By Jennifer Loren, Oklahoma Impact Team

Education leaders across the state are looking at making massive budget cuts in their districts but one program is receiving tens of millions of dollars in funding.

As the Oklahoma Impact Team found out, stimulus money is making the program possible and if it's successful, It could change early childhood education across the state.

Fifteen million dollars in stimulus money is going toward a program that would have children starting their educations at just three years old.

Those involved say it's an investment in Oklahoma's future.

"Without a doubt we're going to lose teachers from our workforce, quality teachers," said Sandy Garrett.

As Oklahoma school districts deal with more and more budget cuts, layoffs are looming. Governor Brad Henry says help is on the way, he just hasn't said how.

"We have a plan. We're proceeding forward.

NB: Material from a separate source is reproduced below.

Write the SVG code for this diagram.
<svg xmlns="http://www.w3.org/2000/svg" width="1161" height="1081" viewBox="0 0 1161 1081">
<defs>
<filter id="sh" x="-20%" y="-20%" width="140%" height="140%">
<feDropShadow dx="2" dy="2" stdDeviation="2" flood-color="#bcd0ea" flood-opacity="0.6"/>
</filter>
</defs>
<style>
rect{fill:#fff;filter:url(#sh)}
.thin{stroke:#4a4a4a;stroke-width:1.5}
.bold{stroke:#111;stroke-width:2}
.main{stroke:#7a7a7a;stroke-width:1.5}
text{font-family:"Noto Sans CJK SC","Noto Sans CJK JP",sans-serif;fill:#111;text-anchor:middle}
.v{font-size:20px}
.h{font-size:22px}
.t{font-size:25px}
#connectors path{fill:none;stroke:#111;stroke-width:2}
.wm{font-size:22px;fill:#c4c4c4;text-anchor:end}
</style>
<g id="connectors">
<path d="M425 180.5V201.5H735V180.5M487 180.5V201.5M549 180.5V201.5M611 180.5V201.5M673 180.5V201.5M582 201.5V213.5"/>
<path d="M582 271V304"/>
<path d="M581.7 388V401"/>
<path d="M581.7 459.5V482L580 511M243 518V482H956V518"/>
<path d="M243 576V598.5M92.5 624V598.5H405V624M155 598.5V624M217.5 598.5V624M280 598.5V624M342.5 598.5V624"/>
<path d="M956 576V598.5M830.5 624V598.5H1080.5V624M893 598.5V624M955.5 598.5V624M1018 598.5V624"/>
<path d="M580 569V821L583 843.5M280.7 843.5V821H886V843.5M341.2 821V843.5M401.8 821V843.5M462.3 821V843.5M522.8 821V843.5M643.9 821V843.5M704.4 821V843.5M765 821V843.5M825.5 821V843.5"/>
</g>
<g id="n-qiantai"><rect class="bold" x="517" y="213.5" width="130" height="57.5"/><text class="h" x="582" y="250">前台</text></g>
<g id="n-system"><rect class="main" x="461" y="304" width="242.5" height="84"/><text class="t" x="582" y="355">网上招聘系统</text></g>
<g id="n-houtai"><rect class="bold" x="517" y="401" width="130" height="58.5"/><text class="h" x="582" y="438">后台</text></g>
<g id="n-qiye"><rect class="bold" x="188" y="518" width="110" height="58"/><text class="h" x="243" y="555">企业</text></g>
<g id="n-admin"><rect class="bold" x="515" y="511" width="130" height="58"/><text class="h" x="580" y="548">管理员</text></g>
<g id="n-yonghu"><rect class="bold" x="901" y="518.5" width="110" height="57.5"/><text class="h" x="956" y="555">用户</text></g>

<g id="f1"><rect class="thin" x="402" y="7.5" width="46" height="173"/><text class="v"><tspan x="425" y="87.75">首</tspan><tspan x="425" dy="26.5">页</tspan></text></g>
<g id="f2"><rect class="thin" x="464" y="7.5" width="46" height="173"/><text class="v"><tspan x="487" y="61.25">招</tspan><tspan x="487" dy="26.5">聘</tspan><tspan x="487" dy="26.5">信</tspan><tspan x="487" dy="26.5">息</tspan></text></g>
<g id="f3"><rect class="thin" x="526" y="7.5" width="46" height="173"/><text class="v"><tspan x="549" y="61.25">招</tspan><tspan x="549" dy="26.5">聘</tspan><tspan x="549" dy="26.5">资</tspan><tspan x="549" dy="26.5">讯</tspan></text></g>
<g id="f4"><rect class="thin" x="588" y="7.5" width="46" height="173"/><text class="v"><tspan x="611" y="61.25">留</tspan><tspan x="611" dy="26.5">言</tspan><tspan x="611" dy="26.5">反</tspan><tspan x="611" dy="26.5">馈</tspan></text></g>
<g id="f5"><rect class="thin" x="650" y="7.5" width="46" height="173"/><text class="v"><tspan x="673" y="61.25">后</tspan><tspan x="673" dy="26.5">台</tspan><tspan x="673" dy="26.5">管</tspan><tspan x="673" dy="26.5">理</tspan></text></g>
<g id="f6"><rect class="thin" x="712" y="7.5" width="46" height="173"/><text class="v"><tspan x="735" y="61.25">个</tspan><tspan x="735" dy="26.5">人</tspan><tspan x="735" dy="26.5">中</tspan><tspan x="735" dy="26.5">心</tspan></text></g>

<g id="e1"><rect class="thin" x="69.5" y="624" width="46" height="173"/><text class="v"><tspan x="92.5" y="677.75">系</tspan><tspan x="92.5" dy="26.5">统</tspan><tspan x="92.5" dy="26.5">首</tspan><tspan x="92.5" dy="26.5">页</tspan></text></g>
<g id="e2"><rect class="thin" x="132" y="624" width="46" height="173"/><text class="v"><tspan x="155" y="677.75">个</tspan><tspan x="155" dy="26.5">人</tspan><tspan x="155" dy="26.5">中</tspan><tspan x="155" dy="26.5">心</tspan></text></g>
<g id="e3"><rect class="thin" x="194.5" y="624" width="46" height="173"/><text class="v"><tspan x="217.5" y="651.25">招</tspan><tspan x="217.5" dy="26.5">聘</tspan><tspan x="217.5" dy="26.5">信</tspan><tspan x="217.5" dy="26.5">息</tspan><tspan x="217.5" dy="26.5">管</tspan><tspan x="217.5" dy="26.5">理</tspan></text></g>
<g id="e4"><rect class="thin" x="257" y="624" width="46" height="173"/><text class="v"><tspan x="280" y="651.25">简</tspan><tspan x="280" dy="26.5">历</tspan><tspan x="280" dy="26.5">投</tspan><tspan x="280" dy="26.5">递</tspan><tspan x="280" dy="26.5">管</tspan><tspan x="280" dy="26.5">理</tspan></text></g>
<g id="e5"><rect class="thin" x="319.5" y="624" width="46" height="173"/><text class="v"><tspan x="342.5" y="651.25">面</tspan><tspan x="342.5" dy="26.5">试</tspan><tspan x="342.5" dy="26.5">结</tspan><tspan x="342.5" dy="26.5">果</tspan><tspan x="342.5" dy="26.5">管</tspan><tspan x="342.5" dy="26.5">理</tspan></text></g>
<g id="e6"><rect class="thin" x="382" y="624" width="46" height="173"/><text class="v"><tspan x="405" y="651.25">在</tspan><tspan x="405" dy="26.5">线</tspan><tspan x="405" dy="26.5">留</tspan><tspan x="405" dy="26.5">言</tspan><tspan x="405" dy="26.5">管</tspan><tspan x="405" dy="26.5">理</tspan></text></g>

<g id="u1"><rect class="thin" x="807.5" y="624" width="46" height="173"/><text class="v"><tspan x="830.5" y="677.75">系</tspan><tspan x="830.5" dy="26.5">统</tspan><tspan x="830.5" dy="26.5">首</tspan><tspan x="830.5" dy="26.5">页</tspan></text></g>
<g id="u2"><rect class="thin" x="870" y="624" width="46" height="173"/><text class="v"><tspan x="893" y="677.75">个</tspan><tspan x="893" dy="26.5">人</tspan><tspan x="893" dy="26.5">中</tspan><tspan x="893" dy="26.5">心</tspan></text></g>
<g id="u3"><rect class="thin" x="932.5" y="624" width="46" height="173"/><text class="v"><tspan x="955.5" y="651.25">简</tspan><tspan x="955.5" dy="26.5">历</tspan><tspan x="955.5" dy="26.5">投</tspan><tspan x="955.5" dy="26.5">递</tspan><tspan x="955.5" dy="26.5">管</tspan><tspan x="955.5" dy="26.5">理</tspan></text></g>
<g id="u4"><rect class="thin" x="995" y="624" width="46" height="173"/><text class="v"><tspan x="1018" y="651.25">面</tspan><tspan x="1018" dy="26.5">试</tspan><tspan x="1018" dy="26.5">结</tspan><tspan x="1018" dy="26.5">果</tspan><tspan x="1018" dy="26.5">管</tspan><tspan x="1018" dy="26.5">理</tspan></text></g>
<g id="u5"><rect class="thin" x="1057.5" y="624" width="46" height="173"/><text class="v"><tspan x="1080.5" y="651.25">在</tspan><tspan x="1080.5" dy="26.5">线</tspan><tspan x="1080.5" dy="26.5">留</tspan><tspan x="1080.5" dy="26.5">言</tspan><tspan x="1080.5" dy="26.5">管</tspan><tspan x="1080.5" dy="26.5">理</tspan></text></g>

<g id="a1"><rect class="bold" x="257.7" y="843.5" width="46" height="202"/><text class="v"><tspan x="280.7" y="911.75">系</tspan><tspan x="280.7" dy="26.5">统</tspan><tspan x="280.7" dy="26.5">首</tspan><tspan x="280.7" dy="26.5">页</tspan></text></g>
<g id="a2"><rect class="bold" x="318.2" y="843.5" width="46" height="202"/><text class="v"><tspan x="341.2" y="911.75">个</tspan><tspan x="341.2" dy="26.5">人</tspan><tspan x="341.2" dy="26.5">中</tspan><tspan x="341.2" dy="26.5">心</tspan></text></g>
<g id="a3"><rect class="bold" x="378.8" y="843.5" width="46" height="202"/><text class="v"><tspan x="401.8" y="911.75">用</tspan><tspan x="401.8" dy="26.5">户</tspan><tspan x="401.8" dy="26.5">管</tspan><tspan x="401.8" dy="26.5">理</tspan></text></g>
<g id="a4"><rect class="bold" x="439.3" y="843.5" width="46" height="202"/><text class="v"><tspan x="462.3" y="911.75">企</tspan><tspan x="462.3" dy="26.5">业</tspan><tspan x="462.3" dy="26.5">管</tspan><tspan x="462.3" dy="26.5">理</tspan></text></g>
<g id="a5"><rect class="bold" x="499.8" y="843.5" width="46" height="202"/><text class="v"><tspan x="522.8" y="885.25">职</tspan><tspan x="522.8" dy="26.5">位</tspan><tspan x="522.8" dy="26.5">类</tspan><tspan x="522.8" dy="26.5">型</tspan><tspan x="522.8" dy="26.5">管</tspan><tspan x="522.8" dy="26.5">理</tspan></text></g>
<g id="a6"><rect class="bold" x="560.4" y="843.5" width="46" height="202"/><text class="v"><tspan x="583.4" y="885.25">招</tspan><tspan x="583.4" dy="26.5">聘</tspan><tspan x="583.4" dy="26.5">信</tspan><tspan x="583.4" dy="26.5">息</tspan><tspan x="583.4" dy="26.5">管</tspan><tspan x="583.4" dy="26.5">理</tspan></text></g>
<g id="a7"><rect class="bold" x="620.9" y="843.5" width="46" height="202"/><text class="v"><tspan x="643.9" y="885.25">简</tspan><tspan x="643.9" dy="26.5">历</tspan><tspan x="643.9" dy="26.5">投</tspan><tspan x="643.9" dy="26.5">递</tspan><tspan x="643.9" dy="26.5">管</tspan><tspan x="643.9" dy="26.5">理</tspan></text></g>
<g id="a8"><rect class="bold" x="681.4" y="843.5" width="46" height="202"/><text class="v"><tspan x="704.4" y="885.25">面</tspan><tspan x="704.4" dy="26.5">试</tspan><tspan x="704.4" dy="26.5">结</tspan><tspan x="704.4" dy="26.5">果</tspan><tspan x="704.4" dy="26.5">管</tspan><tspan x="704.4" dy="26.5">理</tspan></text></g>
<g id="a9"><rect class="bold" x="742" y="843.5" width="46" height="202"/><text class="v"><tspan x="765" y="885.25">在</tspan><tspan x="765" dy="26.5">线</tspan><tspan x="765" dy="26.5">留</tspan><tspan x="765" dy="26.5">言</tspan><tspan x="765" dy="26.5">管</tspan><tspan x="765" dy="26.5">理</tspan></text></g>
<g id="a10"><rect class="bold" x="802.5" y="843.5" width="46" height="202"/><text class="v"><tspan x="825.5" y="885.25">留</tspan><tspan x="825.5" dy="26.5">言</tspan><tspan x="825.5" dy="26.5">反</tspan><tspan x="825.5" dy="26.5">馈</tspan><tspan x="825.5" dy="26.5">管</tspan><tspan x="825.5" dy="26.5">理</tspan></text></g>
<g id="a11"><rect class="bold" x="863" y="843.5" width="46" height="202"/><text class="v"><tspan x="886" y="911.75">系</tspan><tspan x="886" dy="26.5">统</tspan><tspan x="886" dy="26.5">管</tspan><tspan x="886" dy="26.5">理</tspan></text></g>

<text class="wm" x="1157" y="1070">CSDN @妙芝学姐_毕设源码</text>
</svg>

There's no need to panic," Henry said.

But before the real crisis hit, back in August, Governor Henry awarded a grant to Tulsa Public Schools $15 million in federal stimulus money for an early childhood development program.

The money comes from $100 million set aside to be used at the Governor's discretion.

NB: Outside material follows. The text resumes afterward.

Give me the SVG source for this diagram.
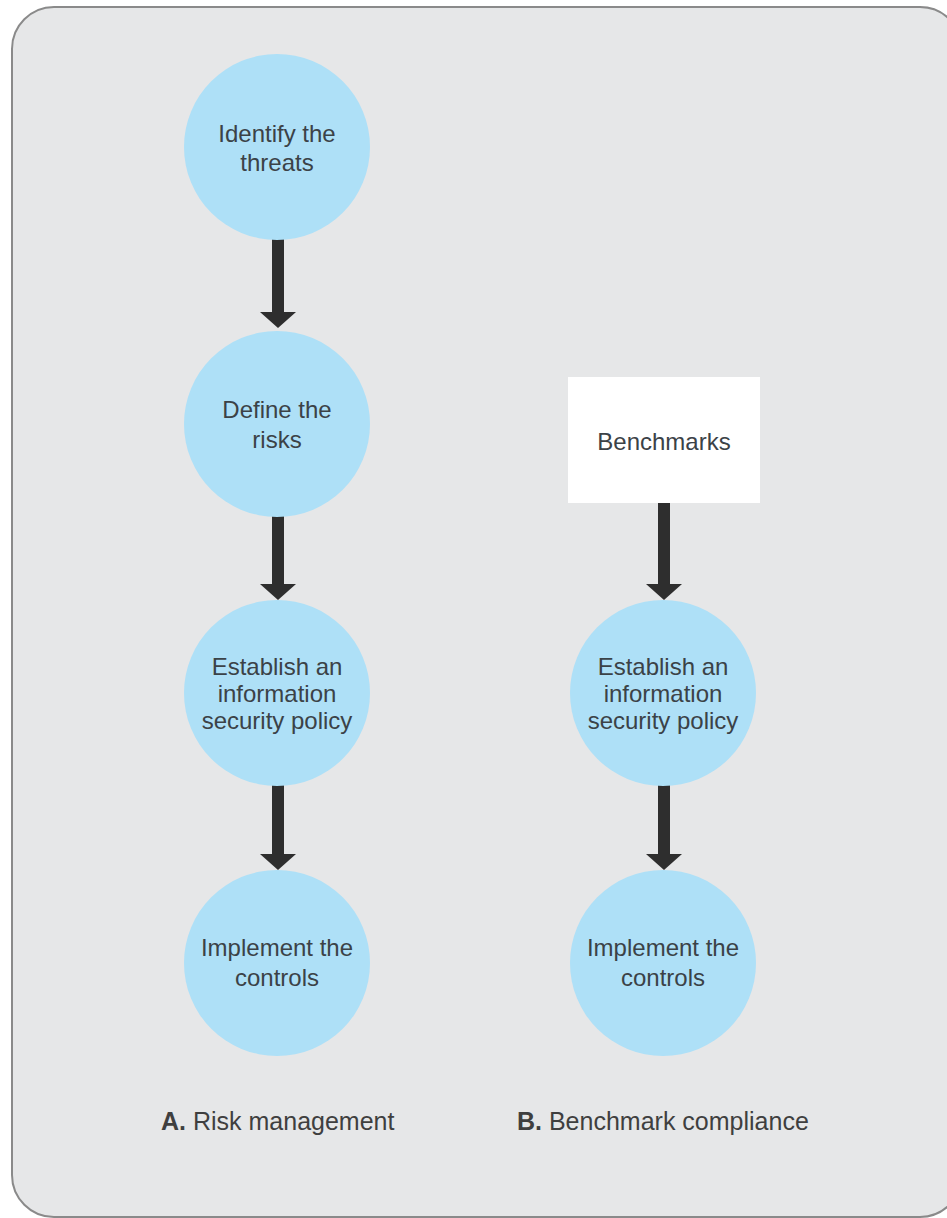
<svg xmlns="http://www.w3.org/2000/svg" width="947" height="1218" viewBox="0 0 947 1218">
<defs>
<style>
.bg{fill:#e6e7e8;stroke:#8a8a8a;stroke-width:2}
.circ{fill:#aee0f7}
.box{fill:#ffffff}
.t{font-family:"Liberation Sans",Arial,sans-serif;font-size:24px;fill:#3b4247;text-anchor:middle}
.lbl{font-family:"Liberation Sans",Arial,sans-serif;font-size:25px;fill:#3f3f3f}
.arr{stroke:#2e2e2e;stroke-width:12;fill:none;marker-end:url(#head)}
</style>
<marker id="head" markerUnits="userSpaceOnUse" markerWidth="17" markerHeight="38" refX="0" refY="19" orient="auto" viewBox="0 0 17 38">
<path d="M0,1 L16,19 L0,37 Z" fill="#2e2e2e"/>
</marker>
</defs>
<rect class="bg" x="12" y="7" width="950" height="1210" rx="42" ry="42"/>
<g id="connectors">
<line class="arr" x1="278" y1="238" x2="278" y2="312"/>
<line class="arr" x1="278" y1="515" x2="278" y2="584"/>
<line class="arr" x1="278" y1="784" x2="278" y2="854"/>
<line class="arr" x1="664" y1="502" x2="664" y2="584"/>
<line class="arr" x1="664" y1="784" x2="664" y2="854"/>
</g>
<g id="n1"><circle class="circ" cx="277" cy="147" r="93"/><text class="t" x="277" y="142">Identify the</text><text class="t" x="277" y="171">threats</text></g>
<g id="n2"><circle class="circ" cx="277" cy="424" r="93"/><text class="t" x="277" y="418">Define the</text><text class="t" x="277" y="448">risks</text></g>
<g id="n3"><circle class="circ" cx="277" cy="693" r="93"/><text class="t" x="277" y="675">Establish an</text><text class="t" x="277" y="702">information</text><text class="t" x="277" y="729">security policy</text></g>
<g id="n4"><circle class="circ" cx="277" cy="963" r="93"/><text class="t" x="277" y="956">Implement the</text><text class="t" x="277" y="986">controls</text></g>
<g id="b0"><rect class="box" x="568" y="377" width="192" height="126"/><text class="t" x="664" y="450">Benchmarks</text></g>
<g id="b1"><circle class="circ" cx="663" cy="693" r="93"/><text class="t" x="663" y="675">Establish an</text><text class="t" x="663" y="702">information</text><text class="t" x="663" y="729">security policy</text></g>
<g id="b2"><circle class="circ" cx="663" cy="963" r="93"/><text class="t" x="663" y="956">Implement the</text><text class="t" x="663" y="986">controls</text></g>
<g id="labels">
<text class="lbl" x="161" y="1130"><tspan font-weight="bold">A.</tspan> Risk management</text>
<text class="lbl" x="517" y="1130"><tspan font-weight="bold">B.</tspan> Benchmark compliance</text>
</g>
</svg>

The stimulus money will be used to help build three early childhood development centers where three year olds will begin their educations.

That's one year earlier than other early childhood programs.

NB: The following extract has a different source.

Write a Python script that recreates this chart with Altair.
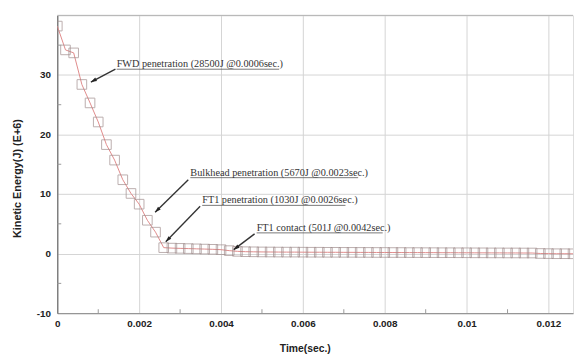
import math
import altair as alt
import pandas as pd

# ---- data ----
times = [0.0, 0.0002, 0.0004, 0.0006, 0.0008, 0.001, 0.0012, 0.0014, 0.0016, 0.0018,
         0.002, 0.0022, 0.0024, 0.0026, 0.0028, 0.003, 0.0032, 0.0034, 0.0036, 0.0038,
         0.004, 0.0042, 0.0044, 0.0046, 0.0048, 0.005, 0.0052, 0.0054, 0.0056, 0.0058,
         0.006, 0.0062, 0.0064, 0.0066, 0.0068, 0.007, 0.0072, 0.0074, 0.0076, 0.0078,
         0.008, 0.0082, 0.0084, 0.0086, 0.0088, 0.009, 0.0092, 0.0094, 0.0096, 0.0098,
         0.01, 0.0102, 0.0104, 0.0106, 0.0108, 0.011, 0.0112, 0.0114, 0.0116, 0.0118,
         0.012, 0.0122, 0.0124, 0.0126]
energy = [38.2, 34.2, 33.7, 28.4, 25.3, 22.1, 18.3, 15.7, 12.4, 10.1,
          8.3, 5.6, 3.6, 1.0, 0.92, 0.88, 0.84, 0.8, 0.76, 0.72,
          0.66, 0.5, 0.38, 0.32, 0.3, 0.28, 0.27, 0.26, 0.25, 0.25,
          0.24, 0.23, 0.23, 0.22, 0.22, 0.21, 0.21, 0.2, 0.2, 0.19,
          0.19, 0.18, 0.18, 0.17, 0.17, 0.16, 0.16, 0.15, 0.15, 0.14,
          0.14, 0.13, 0.13, 0.12, 0.12, 0.11, 0.11, 0.1, 0.1, 0.02,
          0.0, -0.02, -0.02, -0.03]

ann_labels = ["FWD penetration  (28500J  @0.0006sec.)",
              "Bulkhead penetration  (5670J  @0.0023sec.)",
              "FT1 penetration  (1030J  @0.0026sec.)",
              "FT1 contact  (501J  @0.0042sec.)"]
ann_text_x = [0.00145, 0.00325, 0.00354, 0.00487]
ann_line_y = [30.96, 12.75, 8.1, 3.48]
ann_line_end = [0.00542, 0.00735, 0.00704, 0.00795]
ann_tail_x = [0.00142, 0.0032, 0.00349, 0.00482]
ann_tail_y = [30.96, 12.4, 7.95, 3.31]
ann_tip_x = [0.00082, 0.00239, 0.00265, 0.00431]
ann_tip_y = [28.8, 6.95, 1.99, 0.66]

y_major = [-10, 0, 10, 20, 30]
y_minor = [35, 25, 15, 5, -5]
x_major = [0, 0.002, 0.004, 0.006, 0.008, 0.01, 0.012]
x_minor = [0.001, 0.003, 0.005, 0.007, 0.009, 0.011]

X_MAX = 0.0126
W, H = 523, 302

df = pd.DataFrame({"time": times, "energy": energy})

px_x = W / X_MAX
px_y = H / 50.0
angles = []
for tx, ty, hx, hy in zip(ann_tail_x, ann_tail_y, ann_tip_x, ann_tip_y):
    dx = (hx - tx) * px_x
    dy = -(hy - ty) * px_y
    angles.append(math.degrees(math.atan2(dx, -dy)) % 360)

ann = pd.DataFrame({
    "label": ann_labels, "tx": ann_text_x, "ly": ann_line_y, "lend": ann_line_end,
    "tailx": ann_tail_x, "taily": ann_tail_y, "tipx": ann_tip_x, "tipy": ann_tip_y,
    "angle": angles,
})

xs = alt.Scale(domain=[0, X_MAX], nice=False, zero=False)
ys = alt.Scale(domain=[-10, 40], nice=False, zero=False)

x_axis = alt.Axis(values=x_major, format="~g", grid=True, gridColor="#d4d4d4",
                  ticks=False, domainColor="#888888", labelFont="Liberation Sans",
                  labelFontWeight="bold", labelFontSize=10, labelColor="#222222",
                  labelPadding=6, labelOverlap=False, labelFlush=False, labelBound=False,
                  title="Time(sec.)", titleFont="Liberation Sans", titleFontWeight="bold",
                  titleFontSize=10.5, titleColor="#222222", titleX=251, titleY=39,
                  titleBaseline="alphabetic")
y_axis = alt.Axis(values=y_major, grid=True, gridColor="#d4d4d4", ticks=False,
                  domainColor="#555555",
                  labelExpr="datum.value < 0 ? '-' + abs(datum.value) : '' + datum.value",
                  labelFont="Liberation Sans", labelFontWeight="bold", labelFontSize=10,
                  labelColor="#222222", labelPadding=7,
                  title="Kinetic Energy(J) (E+6)", titleFont="Liberation Sans",
                  titleFontWeight="bold", titleFontSize=11, titleColor="#222222",
                  titleX=-35, titleY=165)

base = alt.Chart(df)
line = base.mark_line(color="#e08a8a", strokeWidth=1, clip=True).encode(
    x=alt.X("time:Q", scale=xs, axis=x_axis),
    y=alt.Y("energy:Q", scale=ys, axis=y_axis),
)
pts = base.mark_point(shape="square", size=95, filled=False, color="#a08c8c",
                      strokeWidth=1, clip=True).encode(
    x=alt.X("time:Q", scale=xs), y=alt.Y("energy:Q", scale=ys))

top_border = alt.Chart(pd.DataFrame({"a": [0]})).mark_rule(color="#b0b0b0").encode(
    x=alt.value(0), x2=alt.value(W), y=alt.value(0))

ymin = alt.Chart(pd.DataFrame({"v": y_minor})).mark_rule(color="#999999").encode(
    y=alt.Y("v:Q", scale=ys), x=alt.value(0), x2=alt.value(4))
xmin = alt.Chart(pd.DataFrame({"v": x_minor})).mark_rule(color="#999999").encode(
    x=alt.X("v:Q", scale=xs), y=alt.value(H), y2=alt.value(H - 4))

abase = alt.Chart(ann)
texts = abase.mark_text(align="left", baseline="alphabetic", dy=-2,
                        font="Liberation Serif", fontSize=10.4, color="#333333").encode(
    x=alt.X("tx:Q", scale=xs), y=alt.Y("ly:Q", scale=ys), text="label:N")
under = abase.mark_rule(color="#555555", strokeWidth=0.8).encode(
    x=alt.X("tx:Q", scale=xs), x2="lend:Q", y=alt.Y("ly:Q", scale=ys))
shafts = abase.mark_rule(color="#333333", strokeWidth=1.4).encode(
    x=alt.X("tailx:Q", scale=xs), x2="tipx:Q",
    y=alt.Y("taily:Q", scale=ys), y2="tipy:Q")
heads = abase.mark_point(shape="M0,0L0.55,1.7L-0.55,1.7Z", size=50, filled=True,
                         color="#222222", opacity=1).encode(
    x=alt.X("tipx:Q", scale=xs), y=alt.Y("tipy:Q", scale=ys),
    angle=alt.Angle("angle:Q", scale=None))

chart = alt.layer(line, pts, top_border, ymin, xmin, under, shafts, heads, texts).properties(
    width=W, height=H,
    autosize=alt.AutoSizeParams(type="none"),
    padding={"left": 50, "top": 5, "right": 2, "bottom": 43},
).configure_view(stroke=None).configure(background="white")

chart.save("out.html", embed_options={"renderer": "svg", "actions": False})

"Those early years are so critical, in not only their academic success, but success down the road, being responsible citizens, productive citizens," said Andy McKenzie, Tulsa Public Schools.

Andy McKenzie is in charge of spending the stimulus money for Tulsa Public Schools.

He says it has created an opportunity for Tulsa and the state to excel in at least one area of education.

"This will give us some wonderful opportunities, I think a chance in a lifetime, opportunity to really grow the facilities and the availability of those programs across our district," McKenzie said.

The $15 million in stimulus money is being matched by the George Kaiser Family Foundation and then Tulsa Public Schools put in $2 million more from their pot of Title One stimulus money.

If a bond issue passes next year, that's another $15 million, bringing the total to nearly 50 million dollars for the three-year-old program.

Larry Smith, TPS, said, "It's absolutely been a blessing."

As part of the Title One program, Larry Smith is one of the few district administrators who's had the privilege of spending stimulus money.

He says it's been tough, having the money everyone wants and needs.

"When you have federal dollars and everyone else doesn't, it does put you in a position that you want to try to help and support everything, but we have to keep them in the rules of Title One," Smith said.

But, he says, it is important to fund programs like these because they will make a difference in the children's futures.

"Research shows it. It all begins at such a young age and anything we can do to build on what we're already doing, is absolutely vital for us to, in the long term, to graduate a higher quality student," Smith said.

It is an initial investment in Tulsa that could soon be expanded across the state.

"We know there's great return on the dollar for those early years. It's much easier to start there than to remediate afterwards," McKenzie said.

At this point the program director says it's too early to say exactly how many teaching jobs will be created with this program.

All he can say is that there will be jobs available sometime in the future.